** DIRECTION **
Repeat every line of the listing below exactly, minus the pictures.

** DATA **

►

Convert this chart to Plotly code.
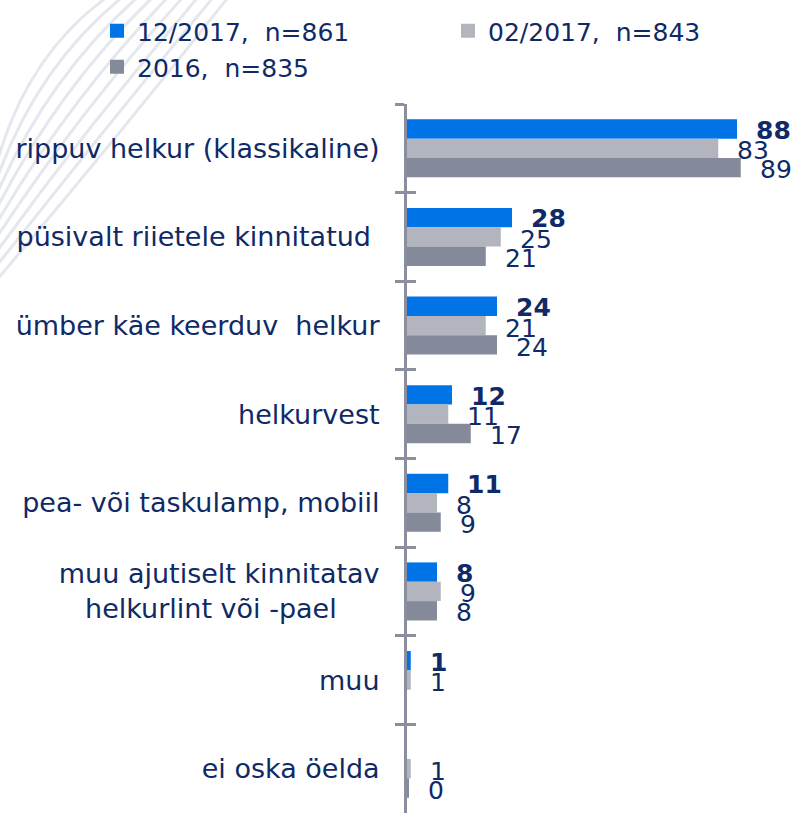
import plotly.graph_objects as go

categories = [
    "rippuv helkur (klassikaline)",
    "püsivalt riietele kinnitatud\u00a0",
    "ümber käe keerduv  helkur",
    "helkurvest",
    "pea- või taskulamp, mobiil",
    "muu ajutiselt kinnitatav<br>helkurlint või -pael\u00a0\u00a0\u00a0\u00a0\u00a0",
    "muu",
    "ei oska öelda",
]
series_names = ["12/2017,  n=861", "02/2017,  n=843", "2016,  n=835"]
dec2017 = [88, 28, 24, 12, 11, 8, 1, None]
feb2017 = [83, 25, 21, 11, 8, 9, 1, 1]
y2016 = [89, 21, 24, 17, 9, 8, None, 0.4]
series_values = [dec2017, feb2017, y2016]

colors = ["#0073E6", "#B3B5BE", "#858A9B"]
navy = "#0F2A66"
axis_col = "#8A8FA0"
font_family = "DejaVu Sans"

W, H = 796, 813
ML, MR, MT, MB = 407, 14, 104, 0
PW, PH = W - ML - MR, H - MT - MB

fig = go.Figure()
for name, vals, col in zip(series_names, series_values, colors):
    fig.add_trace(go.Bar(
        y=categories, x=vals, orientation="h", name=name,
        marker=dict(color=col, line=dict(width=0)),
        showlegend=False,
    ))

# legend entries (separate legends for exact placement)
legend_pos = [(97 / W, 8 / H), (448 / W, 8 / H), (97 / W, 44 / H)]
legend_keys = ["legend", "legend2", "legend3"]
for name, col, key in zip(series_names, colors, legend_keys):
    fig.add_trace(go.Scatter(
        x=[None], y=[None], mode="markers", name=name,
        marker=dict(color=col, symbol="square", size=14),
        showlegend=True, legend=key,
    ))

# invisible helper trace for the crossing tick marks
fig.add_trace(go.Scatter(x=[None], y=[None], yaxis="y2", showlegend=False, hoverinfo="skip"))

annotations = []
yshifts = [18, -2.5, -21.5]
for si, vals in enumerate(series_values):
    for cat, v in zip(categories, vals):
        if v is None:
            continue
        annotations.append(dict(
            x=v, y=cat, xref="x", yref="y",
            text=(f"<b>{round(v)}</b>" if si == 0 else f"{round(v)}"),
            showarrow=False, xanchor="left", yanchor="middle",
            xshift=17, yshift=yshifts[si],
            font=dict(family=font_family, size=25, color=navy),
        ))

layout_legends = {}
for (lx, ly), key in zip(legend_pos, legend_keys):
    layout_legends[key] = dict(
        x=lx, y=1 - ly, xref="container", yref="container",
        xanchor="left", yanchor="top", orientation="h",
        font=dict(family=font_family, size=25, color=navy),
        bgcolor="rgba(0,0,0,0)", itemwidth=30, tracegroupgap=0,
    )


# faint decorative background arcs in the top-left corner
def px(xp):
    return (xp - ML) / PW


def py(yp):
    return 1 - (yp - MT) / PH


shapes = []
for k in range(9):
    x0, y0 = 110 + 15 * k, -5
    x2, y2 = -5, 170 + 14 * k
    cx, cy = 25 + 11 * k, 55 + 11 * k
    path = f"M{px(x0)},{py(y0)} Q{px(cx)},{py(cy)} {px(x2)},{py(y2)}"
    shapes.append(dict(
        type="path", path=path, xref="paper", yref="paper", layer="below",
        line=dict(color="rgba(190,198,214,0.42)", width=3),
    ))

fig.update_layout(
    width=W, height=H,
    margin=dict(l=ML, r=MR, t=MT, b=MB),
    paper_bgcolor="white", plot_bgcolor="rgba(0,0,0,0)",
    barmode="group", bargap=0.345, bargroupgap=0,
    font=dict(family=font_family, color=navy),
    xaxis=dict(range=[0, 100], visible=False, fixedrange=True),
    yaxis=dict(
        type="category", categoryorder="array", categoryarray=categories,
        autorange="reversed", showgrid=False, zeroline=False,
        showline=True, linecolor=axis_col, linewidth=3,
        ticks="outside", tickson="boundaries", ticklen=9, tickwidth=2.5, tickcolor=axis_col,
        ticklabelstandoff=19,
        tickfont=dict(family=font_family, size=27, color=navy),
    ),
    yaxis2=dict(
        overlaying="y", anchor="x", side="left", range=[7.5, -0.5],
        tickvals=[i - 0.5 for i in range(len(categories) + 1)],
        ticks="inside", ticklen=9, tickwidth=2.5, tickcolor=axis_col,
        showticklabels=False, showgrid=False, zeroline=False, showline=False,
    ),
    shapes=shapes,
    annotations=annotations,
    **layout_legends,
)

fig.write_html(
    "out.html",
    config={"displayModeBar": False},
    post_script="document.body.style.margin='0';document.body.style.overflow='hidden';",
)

◄

** SOLUTION TO THIS PROBLEM **
Convert this chart to Plotly code.
import plotly.graph_objects as go

categories = [
    "rippuv helkur (klassikaline)",
    "püsivalt riietele kinnitatud\u00a0",
    "ümber käe keerduv  helkur",
    "helkurvest",
    "pea- või taskulamp, mobiil",
    "muu ajutiselt kinnitatav<br>helkurlint või -pael\u00a0\u00a0\u00a0\u00a0\u00a0",
    "muu",
    "ei oska öelda",
]
series_names = ["12/2017,  n=861", "02/2017,  n=843", "2016,  n=835"]
dec2017 = [88, 28, 24, 12, 11, 8, 1, None]
feb2017 = [83, 25, 21, 11, 8, 9, 1, 1]
y2016 = [89, 21, 24, 17, 9, 8, None, 0.4]
series_values = [dec2017, feb2017, y2016]

colors = ["#0073E6", "#B3B5BE", "#858A9B"]
navy = "#0F2A66"
axis_col = "#8A8FA0"
font_family = "DejaVu Sans"

W, H = 796, 813
ML, MR, MT, MB = 407, 14, 104, 0
PW, PH = W - ML - MR, H - MT - MB

fig = go.Figure()
for name, vals, col in zip(series_names, series_values, colors):
    fig.add_trace(go.Bar(
        y=categories, x=vals, orientation="h", name=name,
        marker=dict(color=col, line=dict(width=0)),
        showlegend=False,
    ))

# legend entries (separate legends for exact placement)
legend_pos = [(97 / W, 8 / H), (448 / W, 8 / H), (97 / W, 44 / H)]
legend_keys = ["legend", "legend2", "legend3"]
for name, col, key in zip(series_names, colors, legend_keys):
    fig.add_trace(go.Scatter(
        x=[None], y=[None], mode="markers", name=name,
        marker=dict(color=col, symbol="square", size=14),
        showlegend=True, legend=key,
    ))

# invisible helper trace for the crossing tick marks
fig.add_trace(go.Scatter(x=[None], y=[None], yaxis="y2", showlegend=False, hoverinfo="skip"))

annotations = []
yshifts = [18, -2.5, -21.5]
for si, vals in enumerate(series_values):
    for cat, v in zip(categories, vals):
        if v is None:
            continue
        annotations.append(dict(
            x=v, y=cat, xref="x", yref="y",
            text=(f"<b>{round(v)}</b>" if si == 0 else f"{round(v)}"),
            showarrow=False, xanchor="left", yanchor="middle",
            xshift=17, yshift=yshifts[si],
            font=dict(family=font_family, size=25, color=navy),
        ))

layout_legends = {}
for (lx, ly), key in zip(legend_pos, legend_keys):
    layout_legends[key] = dict(
        x=lx, y=1 - ly, xref="container", yref="container",
        xanchor="left", yanchor="top", orientation="h",
        font=dict(family=font_family, size=25, color=navy),
        bgcolor="rgba(0,0,0,0)", itemwidth=30, tracegroupgap=0,
    )


# faint decorative background arcs in the top-left corner
def px(xp):
    return (xp - ML) / PW


def py(yp):
    return 1 - (yp - MT) / PH


shapes = []
for k in range(9):
    x0, y0 = 110 + 15 * k, -5
    x2, y2 = -5, 170 + 14 * k
    cx, cy = 25 + 11 * k, 55 + 11 * k
    path = f"M{px(x0)},{py(y0)} Q{px(cx)},{py(cy)} {px(x2)},{py(y2)}"
    shapes.append(dict(
        type="path", path=path, xref="paper", yref="paper", layer="below",
        line=dict(color="rgba(190,198,214,0.42)", width=3),
    ))

fig.update_layout(
    width=W, height=H,
    margin=dict(l=ML, r=MR, t=MT, b=MB),
    paper_bgcolor="white", plot_bgcolor="rgba(0,0,0,0)",
    barmode="group", bargap=0.345, bargroupgap=0,
    font=dict(family=font_family, color=navy),
    xaxis=dict(range=[0, 100], visible=False, fixedrange=True),
    yaxis=dict(
        type="category", categoryorder="array", categoryarray=categories,
        autorange="reversed", showgrid=False, zeroline=False,
        showline=True, linecolor=axis_col, linewidth=3,
        ticks="outside", tickson="boundaries", ticklen=9, tickwidth=2.5, tickcolor=axis_col,
        ticklabelstandoff=19,
        tickfont=dict(family=font_family, size=27, color=navy),
    ),
    yaxis2=dict(
        overlaying="y", anchor="x", side="left", range=[7.5, -0.5],
        tickvals=[i - 0.5 for i in range(len(categories) + 1)],
        ticks="inside", ticklen=9, tickwidth=2.5, tickcolor=axis_col,
        showticklabels=False, showgrid=False, zeroline=False, showline=False,
    ),
    shapes=shapes,
    annotations=annotations,
    **layout_legends,
)

fig.write_html(
    "out.html",
    config={"displayModeBar": False},
    post_script="document.body.style.margin='0';document.body.style.overflow='hidden';",
)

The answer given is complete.